TASK: Write out the full listing exactly as given, minus the images.
**** DATA SEGMENT ****
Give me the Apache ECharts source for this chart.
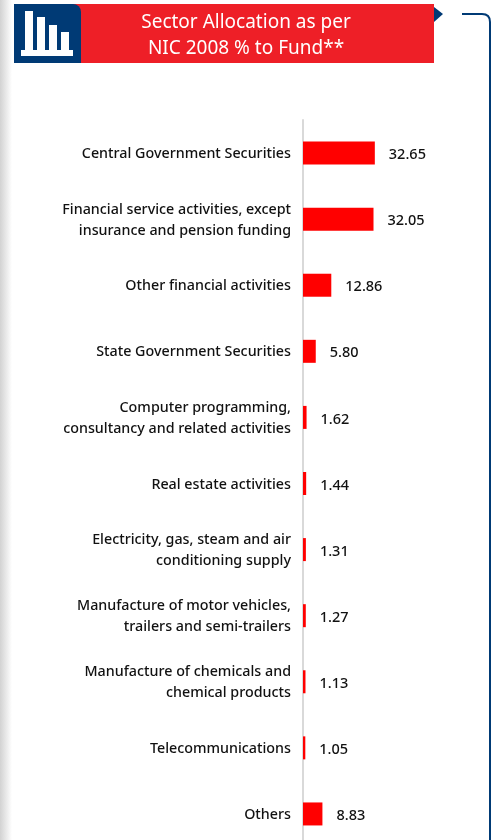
<!DOCTYPE html>
<html>
<head>
<meta charset="utf-8">
<style>html,body{margin:0;padding:0;background:#fff;overflow:hidden;height:840px}#c{width:501px;height:847px}</style>
<script src="https://cdn.jsdelivr.net/npm/echarts@6/dist/echarts.min.js"></script>
</head>
<body>
<div id="c"></div>
<script>
const categories = [
  "Central Government Securities",
  "Financial service activities, except\ninsurance and pension funding",
  "Other financial activities",
  "State Government Securities",
  "Computer programming,\nconsultancy and related activities",
  "Real estate activities",
  "Electricity, gas, steam and air\nconditioning supply",
  "Manufacture of motor vehicles,\ntrailers and semi-trailers",
  "Manufacture of chemicals and\nchemical products",
  "Telecommunications",
  "Others"
];
const values = [32.65, 32.05, 12.86, 5.80, 1.62, 1.44, 1.31, 1.27, 1.13, 1.05, 8.83];
const titleText = "Sector Allocation as per\nNIC 2008 % to Fund**";
const FONT = '"Noto Sans", sans-serif';
const NAVY = '#003a75';
const chart = echarts.init(document.getElementById('c'), null, {renderer:'canvas'});
const iconBars = [[25,11,8,39],[37,17,8,33],[49,25,8,25],[61,32,8,18],[21,50,52,6]];
chart.setOption({
  animation:false,
  backgroundColor:'#fff',
  grid:{left:303,top:120,width:198,height:727,containLabel:false},
  xAxis:{type:'value',min:0,max:90,show:false},
  yAxis:{type:'category',inverse:true,data:categories,
    axisLine:{show:true,lineStyle:{color:'#d9d9d9',width:2}},
    axisTick:{show:false},
    axisLabel:{margin:12,align:'right',
      formatter:v=>v.split('\n').map(l=>'{a|'+l+'}').join('\n'),
      rich:{a:{color:'#111',fontFamily:FONT,fontSize:14.3,fontWeight:500,lineHeight:21,padding:[2,0,0,0],align:'right'}}}},
  series:[{type:'bar',data:values,barWidth:23,itemStyle:{color:'#ff0000'},
    label:{show:true,position:'right',distance:14,offset:[0,2],color:'#111',fontFamily:FONT,fontSize:14.5,fontWeight:500,
      formatter:p=>p.value.toFixed(2)}}],
  graphic:[
    {type:'rect',z:0,shape:{x:0,y:0,width:12,height:847},style:{fill:new echarts.graphic.LinearGradient(0,0,1,0,[{offset:0,color:'#d2d2d2'},{offset:1,color:'#ffffff'}])}},
    {type:'rect',z:1,shape:{x:14,y:4,width:420,height:59},style:{fill:'#ee1f27'}},
    {type:'rect',z:2,shape:{x:14,y:4,width:67,height:59,r:[0,8,0,0]},style:{fill:NAVY}},
    ...iconBars.map(b=>({type:'rect',z:3,shape:{x:b[0],y:b[1],width:b[2],height:b[3]},style:{fill:'#fff'}})),
    {type:'polygon',z:2,shape:{points:[[434,7],[443,14],[434,22]]},style:{fill:NAVY}},
    {type:'text',z:3,x:246,y:36,style:{text:titleText,fill:'#fff',font:'19px '+FONT,lineHeight:26,align:'center',verticalAlign:'middle'}},
    {type:'line',z:2,shape:{x1:462,y1:14,x2:482,y2:14},style:{stroke:NAVY,lineWidth:2}},
    {type:'bezierCurve',z:2,shape:{x1:482,y1:14,cpx1:490,cpy1:14,x2:490,y2:22},style:{fill:'none',stroke:NAVY,lineWidth:2}},
    {type:'line',z:2,shape:{x1:490,y1:22,x2:490,y2:847},style:{stroke:NAVY,lineWidth:2}}
  ]
});
</script>
</body>
</html>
****
SOLUTION FOR THIS EXERCISE:
Give me the Apache ECharts source for this chart.
<!DOCTYPE html>
<html>
<head>
<meta charset="utf-8">
<style>html,body{margin:0;padding:0;background:#fff;overflow:hidden;height:840px}#c{width:501px;height:847px}</style>
<script src="https://cdn.jsdelivr.net/npm/echarts@6/dist/echarts.min.js"></script>
</head>
<body>
<div id="c"></div>
<script>
const categories = [
  "Central Government Securities",
  "Financial service activities, except\ninsurance and pension funding",
  "Other financial activities",
  "State Government Securities",
  "Computer programming,\nconsultancy and related activities",
  "Real estate activities",
  "Electricity, gas, steam and air\nconditioning supply",
  "Manufacture of motor vehicles,\ntrailers and semi-trailers",
  "Manufacture of chemicals and\nchemical products",
  "Telecommunications",
  "Others"
];
const values = [32.65, 32.05, 12.86, 5.80, 1.62, 1.44, 1.31, 1.27, 1.13, 1.05, 8.83];
const titleText = "Sector Allocation as per\nNIC 2008 % to Fund**";
const FONT = '"Noto Sans", sans-serif';
const NAVY = '#003a75';
const chart = echarts.init(document.getElementById('c'), null, {renderer:'canvas'});
const iconBars = [[25,11,8,39],[37,17,8,33],[49,25,8,25],[61,32,8,18],[21,50,52,6]];
chart.setOption({
  animation:false,
  backgroundColor:'#fff',
  grid:{left:303,top:120,width:198,height:727,containLabel:false},
  xAxis:{type:'value',min:0,max:90,show:false},
  yAxis:{type:'category',inverse:true,data:categories,
    axisLine:{show:true,lineStyle:{color:'#d9d9d9',width:2}},
    axisTick:{show:false},
    axisLabel:{margin:12,align:'right',
      formatter:v=>v.split('\n').map(l=>'{a|'+l+'}').join('\n'),
      rich:{a:{color:'#111',fontFamily:FONT,fontSize:14.3,fontWeight:500,lineHeight:21,padding:[2,0,0,0],align:'right'}}}},
  series:[{type:'bar',data:values,barWidth:23,itemStyle:{color:'#ff0000'},
    label:{show:true,position:'right',distance:14,offset:[0,2],color:'#111',fontFamily:FONT,fontSize:14.5,fontWeight:500,
      formatter:p=>p.value.toFixed(2)}}],
  graphic:[
    {type:'rect',z:0,shape:{x:0,y:0,width:12,height:847},style:{fill:new echarts.graphic.LinearGradient(0,0,1,0,[{offset:0,color:'#d2d2d2'},{offset:1,color:'#ffffff'}])}},
    {type:'rect',z:1,shape:{x:14,y:4,width:420,height:59},style:{fill:'#ee1f27'}},
    {type:'rect',z:2,shape:{x:14,y:4,width:67,height:59,r:[0,8,0,0]},style:{fill:NAVY}},
    ...iconBars.map(b=>({type:'rect',z:3,shape:{x:b[0],y:b[1],width:b[2],height:b[3]},style:{fill:'#fff'}})),
    {type:'polygon',z:2,shape:{points:[[434,7],[443,14],[434,22]]},style:{fill:NAVY}},
    {type:'text',z:3,x:246,y:36,style:{text:titleText,fill:'#fff',font:'19px '+FONT,lineHeight:26,align:'center',verticalAlign:'middle'}},
    {type:'line',z:2,shape:{x1:462,y1:14,x2:482,y2:14},style:{stroke:NAVY,lineWidth:2}},
    {type:'bezierCurve',z:2,shape:{x1:482,y1:14,cpx1:490,cpy1:14,x2:490,y2:22},style:{fill:'none',stroke:NAVY,lineWidth:2}},
    {type:'line',z:2,shape:{x1:490,y1:22,x2:490,y2:847},style:{stroke:NAVY,lineWidth:2}}
  ]
});
</script>
</body>
</html>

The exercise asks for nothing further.